===== AVAILABLE DATA
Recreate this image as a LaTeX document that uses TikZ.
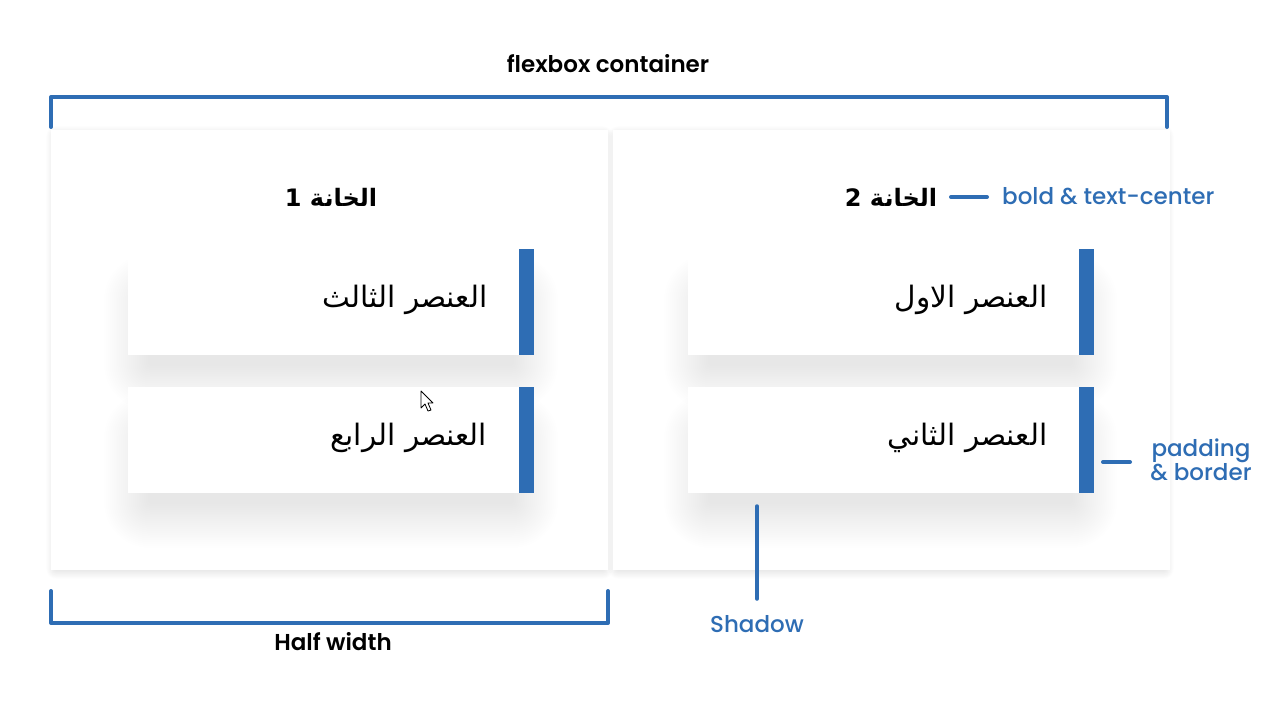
\documentclass[tikz,border=0pt]{standalone}
\usepackage{fontspec}
\setmainfont{Poppins}
\newfontfamily\popsb{Poppins SemiBold}
\newfontfamily\popmd{Poppins Medium}
\newfontfamily\arabicfont[Script=Arabic]{DejaVu Sans}
\TeXXeTstate=1
\definecolor{blu}{RGB}{46,109,180}
\newcommand\softshadow[6]{%
  \foreach \k in {1,...,24}{%
    \pgfmathsetmacro\ee{#5*\k/24}%
    \fill[black, opacity=#6/24, rounded corners=\ee pt] (#1-\ee,#2-\ee) rectangle (#3+\ee,#4+\ee);
  }}
\tikzset{
  panel/.style={draw=none, fill=white, anchor=north west, minimum width=557pt, minimum height=440pt, inner sep=0pt},
  item/.style={draw=none, fill=white, anchor=north west, minimum width=406pt, minimum height=106pt, inner sep=0pt},
  itemtext/.style={anchor=east, font=\arabicfont\fontsize{29.5}{32}\selectfont, inner sep=0pt},
  head/.style={font=\arabicfont\bfseries\fontsize{24}{28}\selectfont, inner sep=0pt},
  bracket/.style={draw=blu, line width=4pt, line cap=round, line join=round},
  annot/.style={draw=blu, line width=4pt, line cap=round},
  bluelabel/.style={text=blu, font=\popmd\fontsize{23}{25}\selectfont, inner sep=0pt},
  blacklabel/.style={text=black, font=\popsb\fontsize{23}{25}\selectfont, inner sep=0pt},
  borderbar/.style={fill=blu}
}
\begin{document}
\begin{tikzpicture}[x=1pt,y=-1pt]
\useasboundingbox[fill=white] (0,0) rectangle (1280,720);

% panel shadows
\softshadow{56}{136}{603}{569}{10}{0.08}
\softshadow{618}{136}{1164}{569}{10}{0.08}
% panels
\node[panel] (p1) at (51,130) {};
\node[panel] (p2) at (613,130) {};

% headers
\node[head] (h1) at (331,197) {\beginR الخانة 1\endR};
\node[head] (h2) at (891,197) {\beginR الخانة 2\endR};

% item shadows
\softshadow{150}{300}{512}{364}{46}{0.13}
\softshadow{150}{438}{512}{502}{46}{0.13}
\softshadow{710}{300}{1071}{364}{46}{0.13}
\softshadow{710}{438}{1071}{502}{46}{0.13}

% items
\node[item] (i3) at (128,249) {};
\node[item] (i4) at (128,387) {};
\node[item] (i1) at (688,249) {};
\node[item] (i2) at (688,387) {};
\foreach \n in {i1,i2,i3,i4}{
  \fill[borderbar] ([xshift=-15pt]\n.north east) rectangle (\n.south east);
}
\node[itemtext] (t3) at ([xshift=-47pt,yshift=2pt]i3.east) {\beginR العنصر الثالث\endR};
\node[itemtext] (t4) at ([xshift=-47pt,yshift=2pt]i4.east) {\beginR العنصر الرابع\endR};
\node[itemtext] (t1) at ([xshift=-47pt,yshift=2pt]i1.east) {\beginR العنصر الاول\endR};
\node[itemtext] (t2) at ([xshift=-47pt,yshift=2pt]i2.east) {\beginR العنصر الثاني\endR};

% top bracket
\coordinate (tb1) at (51,127);
\coordinate (tb2) at (51,97);
\coordinate (tb3) at (1167,97);
\coordinate (tb4) at (1167,127);
\draw[bracket] (tb1) -- (tb2) -- (tb3) -- (tb4);
\node[blacklabel] (fc) at (608,64) {flexbox container};

% bottom bracket
\coordinate (bb1) at (51,591);
\coordinate (bb2) at (51,623);
\coordinate (bb3) at (608,623);
\coordinate (bb4) at (608,591);
\draw[bracket] (bb1) -- (bb2) -- (bb3) -- (bb4);
\node[blacklabel] (hw) at (333,642) {Half width};

% bold & text-center
\node[bluelabel, anchor=west] (bt) at (1002,196) {bold \& text-center};
\coordinate (a1) at (951,197);
\coordinate (a1e) at (987,197);
\draw[annot] (a1) -- (a1e);

% padding & border
\node[bluelabel, align=center, font=\popmd\fontsize{23}{24}\selectfont] (pb) at (1201,460) {padding\\\& border};
\coordinate (a2s) at (1103,462);
\coordinate (a2) at (1130,462);
\draw[annot] (a2s) -- (a2);

% shadow
\node[bluelabel] (sh) at (757,624) {Shadow};
\coordinate (a3) at (757,506);
\coordinate (a3e) at (757,599);
\draw[annot, line width=3.5pt] (a3) -- (a3e);

% mouse cursor
\draw[black, line width=0.8pt, fill=white, line join=round]
  (421,391) -- (421,408) -- (425,404) -- (428,411) -- (431,410) -- (428,403) -- (433,403) -- cycle;
\end{tikzpicture}
\end{document}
==========
Set down again, exactly, the lines of the material above from its first line to the one with "(0,0) rectangle (1280,720);", inclusive. Leave the pictures out.

RESULT BELOW:
Recreate this image as a LaTeX document that uses TikZ.
\documentclass[tikz,border=0pt]{standalone}
\usepackage{fontspec}
\setmainfont{Poppins}
\newfontfamily\popsb{Poppins SemiBold}
\newfontfamily\popmd{Poppins Medium}
\newfontfamily\arabicfont[Script=Arabic]{DejaVu Sans}
\TeXXeTstate=1
\definecolor{blu}{RGB}{46,109,180}
\newcommand\softshadow[6]{%
  \foreach \k in {1,...,24}{%
    \pgfmathsetmacro\ee{#5*\k/24}%
    \fill[black, opacity=#6/24, rounded corners=\ee pt] (#1-\ee,#2-\ee) rectangle (#3+\ee,#4+\ee);
  }}
\tikzset{
  panel/.style={draw=none, fill=white, anchor=north west, minimum width=557pt, minimum height=440pt, inner sep=0pt},
  item/.style={draw=none, fill=white, anchor=north west, minimum width=406pt, minimum height=106pt, inner sep=0pt},
  itemtext/.style={anchor=east, font=\arabicfont\fontsize{29.5}{32}\selectfont, inner sep=0pt},
  head/.style={font=\arabicfont\bfseries\fontsize{24}{28}\selectfont, inner sep=0pt},
  bracket/.style={draw=blu, line width=4pt, line cap=round, line join=round},
  annot/.style={draw=blu, line width=4pt, line cap=round},
  bluelabel/.style={text=blu, font=\popmd\fontsize{23}{25}\selectfont, inner sep=0pt},
  blacklabel/.style={text=black, font=\popsb\fontsize{23}{25}\selectfont, inner sep=0pt},
  borderbar/.style={fill=blu}
}
\begin{document}
\begin{tikzpicture}[x=1pt,y=-1pt]
\useasboundingbox[fill=white] (0,0) rectangle (1280,720);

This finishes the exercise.